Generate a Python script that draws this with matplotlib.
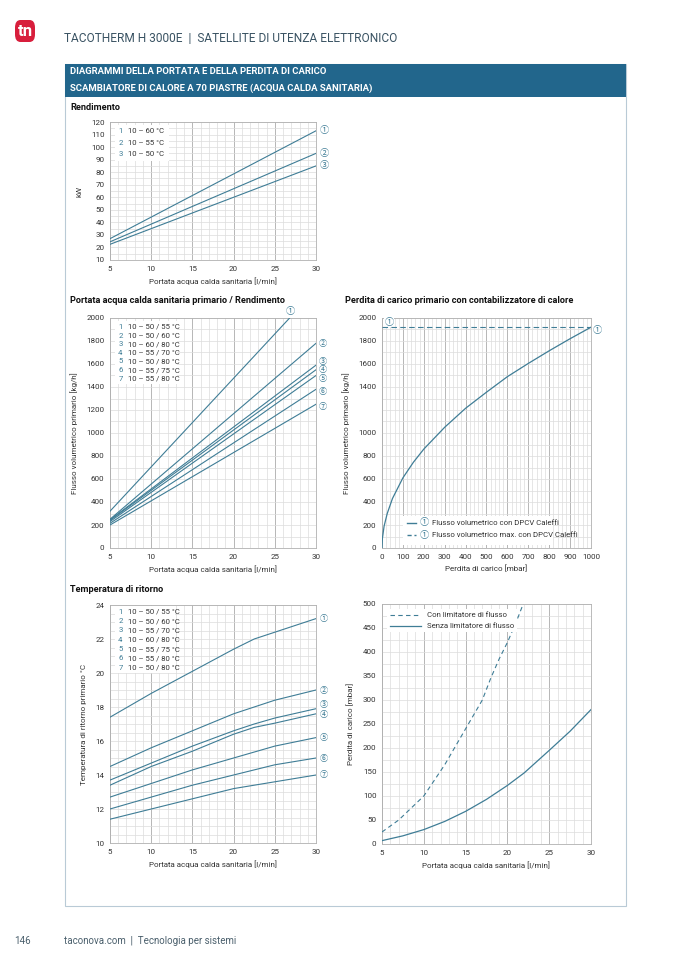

━━━━━━━━━━━━━━━━━━━━━━━━━━━━━━

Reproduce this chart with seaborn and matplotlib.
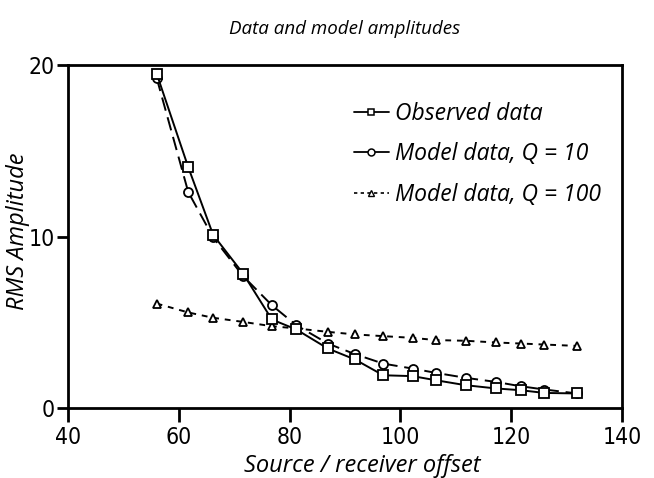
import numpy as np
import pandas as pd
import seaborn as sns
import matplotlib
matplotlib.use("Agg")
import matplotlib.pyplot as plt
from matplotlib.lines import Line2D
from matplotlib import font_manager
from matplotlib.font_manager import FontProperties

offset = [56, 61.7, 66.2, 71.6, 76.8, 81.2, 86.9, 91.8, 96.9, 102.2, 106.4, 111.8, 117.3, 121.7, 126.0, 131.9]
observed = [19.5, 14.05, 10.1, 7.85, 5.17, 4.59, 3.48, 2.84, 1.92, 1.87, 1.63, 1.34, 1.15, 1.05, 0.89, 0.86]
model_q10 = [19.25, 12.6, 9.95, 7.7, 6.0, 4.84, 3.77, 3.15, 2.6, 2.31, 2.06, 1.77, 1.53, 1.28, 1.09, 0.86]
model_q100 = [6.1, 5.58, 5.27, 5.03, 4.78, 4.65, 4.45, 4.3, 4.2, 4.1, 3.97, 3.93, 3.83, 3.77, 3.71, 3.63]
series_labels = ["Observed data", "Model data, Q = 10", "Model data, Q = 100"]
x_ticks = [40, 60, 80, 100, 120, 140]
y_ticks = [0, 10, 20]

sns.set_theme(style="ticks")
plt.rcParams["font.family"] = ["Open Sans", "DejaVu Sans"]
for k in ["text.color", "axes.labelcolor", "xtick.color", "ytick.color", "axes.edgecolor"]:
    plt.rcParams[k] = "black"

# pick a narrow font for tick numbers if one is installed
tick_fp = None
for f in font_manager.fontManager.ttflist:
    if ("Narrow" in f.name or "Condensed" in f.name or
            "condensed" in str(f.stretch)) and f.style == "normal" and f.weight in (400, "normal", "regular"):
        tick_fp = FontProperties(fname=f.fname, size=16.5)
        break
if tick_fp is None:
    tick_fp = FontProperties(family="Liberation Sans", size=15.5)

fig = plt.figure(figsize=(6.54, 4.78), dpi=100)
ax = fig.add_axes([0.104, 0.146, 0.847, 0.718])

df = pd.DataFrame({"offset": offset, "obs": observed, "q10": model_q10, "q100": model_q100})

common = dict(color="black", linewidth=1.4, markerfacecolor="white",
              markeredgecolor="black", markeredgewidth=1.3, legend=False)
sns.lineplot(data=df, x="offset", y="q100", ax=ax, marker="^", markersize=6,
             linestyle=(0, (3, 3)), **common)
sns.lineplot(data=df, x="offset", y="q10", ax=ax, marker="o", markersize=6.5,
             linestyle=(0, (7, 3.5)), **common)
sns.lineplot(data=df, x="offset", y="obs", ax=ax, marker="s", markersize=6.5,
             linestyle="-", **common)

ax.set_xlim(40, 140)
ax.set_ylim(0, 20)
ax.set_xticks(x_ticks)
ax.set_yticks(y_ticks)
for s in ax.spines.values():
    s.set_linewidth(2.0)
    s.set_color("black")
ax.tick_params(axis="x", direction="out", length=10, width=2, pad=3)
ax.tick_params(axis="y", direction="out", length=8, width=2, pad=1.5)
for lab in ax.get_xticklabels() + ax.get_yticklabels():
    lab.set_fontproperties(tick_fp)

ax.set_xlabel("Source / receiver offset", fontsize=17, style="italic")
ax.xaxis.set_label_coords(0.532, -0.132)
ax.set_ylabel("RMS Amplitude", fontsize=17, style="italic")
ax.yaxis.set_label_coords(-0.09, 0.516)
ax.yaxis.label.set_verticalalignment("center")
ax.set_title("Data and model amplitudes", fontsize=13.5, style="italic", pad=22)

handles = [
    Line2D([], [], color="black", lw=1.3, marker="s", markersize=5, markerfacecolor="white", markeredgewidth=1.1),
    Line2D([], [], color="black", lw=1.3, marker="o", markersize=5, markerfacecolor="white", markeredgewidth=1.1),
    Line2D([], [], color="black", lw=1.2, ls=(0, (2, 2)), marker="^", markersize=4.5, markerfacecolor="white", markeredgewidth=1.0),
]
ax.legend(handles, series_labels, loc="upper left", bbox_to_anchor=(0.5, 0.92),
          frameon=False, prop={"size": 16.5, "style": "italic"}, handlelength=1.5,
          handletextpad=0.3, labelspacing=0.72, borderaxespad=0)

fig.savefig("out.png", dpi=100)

━━━━━━━━━━━━━━━━━━━━━━━━━━━━━━

Instructions to follow
Copy every line of the data that holds the string "this".

Written solution
Generate a Python script that draws this with matplotlib.
Reproduce this chart with seaborn and matplotlib.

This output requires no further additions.